Osborne’s Evening Standard accused of making millions ‘selling news coverage’ to Google and Uber

Osborne’s Evening Standard accused of making millions ‘selling news coverage’ to Google and Uber
Ex-Chancellor George Osborne’s Evening Standard is facing accusations of ‘selling’ favorable news coverage to companies, including US giants Google and Uber.

Six companies have, according to Open Democracy (LINK), splashed out £500,000 each for what the ES branded “money-can’t-buy” news pieces. The project, spearheaded by Osborne, is part of £3million London 2020 project, where leading companies will sponsor campaigns concerning issues such as climate change and housing.

According to a screengrab from the presentation by news executives, obtained by Open Democracy, business partners were lured in with the following: “Money can’t buy: we expect every campaign to generate numerous news stories, comment pieces and high-profile backers.”

The deal would mean hundreds of thousands of London will be reading news unaware it has been paid for as part of a wider commercial project.

An Evening Standard spokesman has rubbished the allegations saying: “Editorial independence is and remains guaranteed in the contracts we sign.”

One Starbucks senior executive, who asked not to be named, told Open Democracy: “Buying positive news coverage is PR death…something you might do in Saudi Arabia, but not here.

“This wasn’t right for us.
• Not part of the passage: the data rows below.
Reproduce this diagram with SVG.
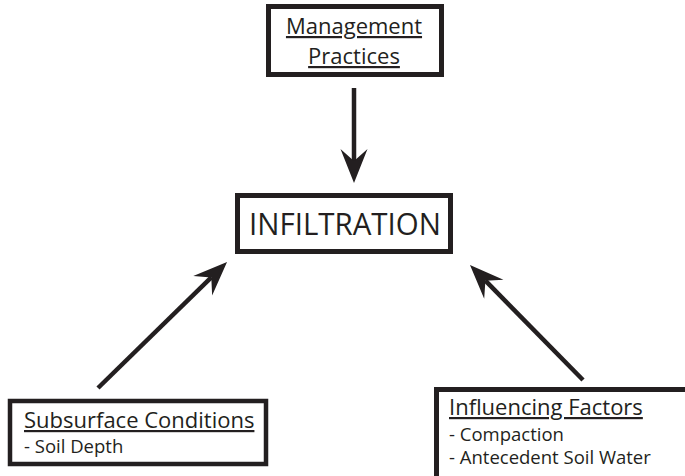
<svg xmlns="http://www.w3.org/2000/svg" width="685" height="476" viewBox="0 0 685 476">
<style>
.box{fill:#fff;stroke:#231f20;stroke-width:5}
.t{font-family:"Open Sans","Noto Sans",sans-serif;fill:#231f20}
.h{font-size:22px;text-decoration:underline}
.s{font-size:18.5px}
.c{stroke:#231f20;stroke-width:4.5;fill:none;marker-end:url(#ah)}
</style>
<defs>
<marker id="ah" markerUnits="userSpaceOnUse" orient="auto" refX="0" refY="0" markerWidth="40" markerHeight="30" viewBox="-15 -15 40 30" overflow="visible">
<path d="M22,0 L-12,-13.5 L0,0 L-12,13.5 Z" fill="#231f20"/>
</marker>
</defs>
<rect width="685" height="476" fill="#fff"/>
<g id="connectors">
<line class="c" x1="354" y1="88" x2="354" y2="161"/>
<line class="c" x1="98" y1="388" x2="211.3" y2="277.4"/>
<line class="c" x1="583" y1="380" x2="485.4" y2="280.7"/>
</g>
<g id="management">
<rect class="box" x="268.5" y="6.5" width="173" height="68"/>
<text class="t h" x="354" y="34" text-anchor="middle">Management</text>
<text class="t h" x="354" y="64" text-anchor="middle">Practices</text>
</g>
<g id="infiltration">
<rect class="box" x="237.5" y="195.5" width="213" height="56"/>
<text class="t" x="345" y="235" font-size="31" text-anchor="middle" textLength="192" lengthAdjust="spacingAndGlyphs">INFILTRATION</text>
</g>
<g id="subsurface">
<rect class="box" x="10" y="401" width="256" height="63" style="stroke-width:4.5"/>
<text class="t h" x="24" y="428">Subsurface Conditions</text>
<text class="t s" x="24" y="453">- Soil Depth</text>
</g>
<g id="influencing">
<rect class="box" x="436.5" y="389.5" width="260" height="100"/>
<text class="t h" x="449" y="415">Influencing Factors</text>
<text class="t s" x="449" y="441">- Compaction</text>
<text class="t s" x="449" y="463.5">- Antecedent Soil Water</text>
</g>
</svg>
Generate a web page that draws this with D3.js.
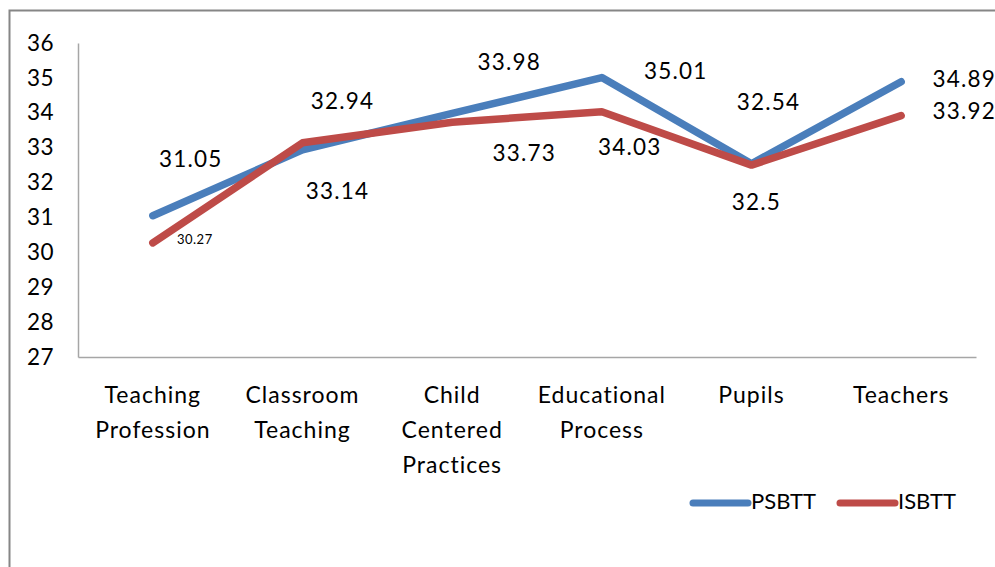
<!DOCTYPE html>
<html>
<head>
    <script src="https://d3js.org/d3.v7.min.js"></script>
    <style>
        body { margin: 0; background: #fff; }
        text { font-family: Lato, "Open Sans", sans-serif; fill: #000; }
    </style>
</head>
<body>
    <script>
        //****DATA****
        const categories = [
            ['Teaching', 'Profession'],
            ['Classroom', 'Teaching'],
            ['Child', 'Centered', 'Practices'],
            ['Educational', 'Process'],
            ['Pupils'],
            ['Teachers']
        ];
        const psbtt = [31.05, 32.94, 33.98, 35.01, 32.54, 34.89];
        const isbtt = [30.27, 33.14, 33.73, 34.03, 32.5, 33.92];
        const yTicks = [27, 28, 29, 30, 31, 32, 33, 34, 35, 36];

        // label offsets relative to each point (as placed in the original)
        const psbttLabelPos = [[38, -54], [40, -46], [57, -49], [74, -4], [17, -59], [63, 0]];
        const isbttLabelPos = [[42, -2], [35, 51], [72, 33], [28, 38], [5, 39], [63, -2]];

        //****CANVAS****
        const width = 995, height = 567;
        const padLeft = 78, padTop = 43, plotW = 898, plotH = 314;

        const svg = d3.select('body').append('svg')
            .attr('width', width)
            .attr('height', height);

        // outer chart border
        svg.append('rect')
            .attr('x', 9.5).attr('y', 10.5)
            .attr('width', 1000).attr('height', 600)
            .attr('fill', 'none')
            .attr('stroke', '#868686')
            .attr('stroke-width', 2);

        //****SCALES****
        const x = d3.scaleBand()
            .domain(d3.range(categories.length))
            .range([0, plotW]);

        const y = d3.scaleLinear()
            .domain([27, 36])
            .range([plotH, 0]);

        const g = svg.append('g')
            .attr('transform', `translate(${padLeft}, ${padTop})`);

        //****AXES****
        const yAxis = g.append('g')
            .call(d3.axisLeft(y).tickValues(yTicks).tickSize(0).tickPadding(12).tickFormat(d3.format('d')));
        yAxis.select('.domain').attr('stroke', '#a6a6a6').attr('stroke-width', 1.5);
        yAxis.selectAll('text')
            .style('font-size', '22.5px')
            .style('letter-spacing', '0.5px')
            .attr('text-anchor', 'start')
            .attr('x', -51);

        const xAxis = g.append('g')
            .attr('transform', `translate(0, ${plotH})`)
            .call(d3.axisBottom(x).tickSize(0).tickFormat(''));
        xAxis.select('.domain').attr('stroke', '#a6a6a6').attr('stroke-width', 1.5);

        xAxis.selectAll('.tick').each(function(d) {
            const t = d3.select(this).append('text')
                .attr('text-anchor', 'middle')
                .attr('y', 46)
                .style('font-size', '23px')
                .style('letter-spacing', '1px');
            categories[d].forEach((line, i) => {
                t.append('tspan').attr('x', 0).attr('dy', i === 0 ? 0 : 35).text(line);
            });
        });

        //****LINES****
        const cx = i => x(i) + x.bandwidth() / 2;
        const line = d3.line()
            .x((d, i) => cx(i))
            .y(d => y(d));

        const series = [
            { name: 'PSBTT', values: psbtt, color: '#4a7ebb', labels: psbttLabelPos },
            { name: 'ISBTT', values: isbtt, color: '#be4b48', labels: isbttLabelPos }
        ];

        series.forEach(s => {
            g.append('path')
                .datum(s.values)
                .attr('d', line)
                .attr('fill', 'none')
                .attr('stroke', s.color)
                .attr('stroke-width', 7.5)
                .attr('stroke-linecap', 'round')
                .attr('stroke-linejoin', 'round');
        });

        // data labels
        series.forEach(s => {
            g.selectAll(null)
                .data(s.values)
                .enter()
                .append('text')
                .attr('x', (d, i) => cx(i) + s.labels[i][0])
                .attr('y', (d, i) => y(d) + s.labels[i][1])
                .attr('text-anchor', 'middle')
                .attr('dominant-baseline', 'middle')
                .style('font-size', (d, i) => (s.name === 'ISBTT' && i === 0) ? '13px' : '22.5px')
                .style('letter-spacing', (d, i) => (s.name === 'ISBTT' && i === 0) ? '0.5px' : '1.2px')
                .text(d => d);
        });

        //****LEGEND****
        const legend = svg.append('g').attr('transform', 'translate(693, 503)');
        series.forEach((s, i) => {
            const lg = legend.append('g').attr('transform', `translate(${i * 147}, 0)`);
            lg.append('line')
                .attr('x1', 0).attr('x2', 55)
                .attr('stroke', s.color)
                .attr('stroke-width', 7)
                .attr('stroke-linecap', 'round');
            lg.append('text')
                .attr('x', 58)
                .attr('dominant-baseline', 'middle')
                .style('font-size', '22px')
                .text(s.name);
        });
    </script>
</body>
</html>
We do engage in advertorial [a hybrid mix of advertising and editorial] but that’s just marketing. We don’t need to buy our reputation.”

Tech giants such as Google, however, have not shied away despite the company’s own Digital News Initiative fund set up in Europe. The fund aims to “combat misinformation and disinformation” and “help consumers distinguish fact from fiction online” with a £150 million budget over the next three years.

In a statement to The Drum, John O’Donnell, group commercial director at ESI Media - which owns the paper along with the Independent - said the idea ES was ‘selling news’ is "grossly inaccurate and a wildly misunderstood interpretation of the London 2020 project.

"This will, as with all commercial content, be clearly identifiable as such," he pressed.

"Under no circumstances have these clients been guaranteed news coverage for their own ends, nor would they ever be. Properly signposted commercial content within an editorial product is an accepted part of the news industry and is nothing new for publishers."

"The Evening Standard has a long history in producing important and award-winning campaigns, and we are excited about the prospects that London 2020 will bring to the brand, it's partners and the people of London."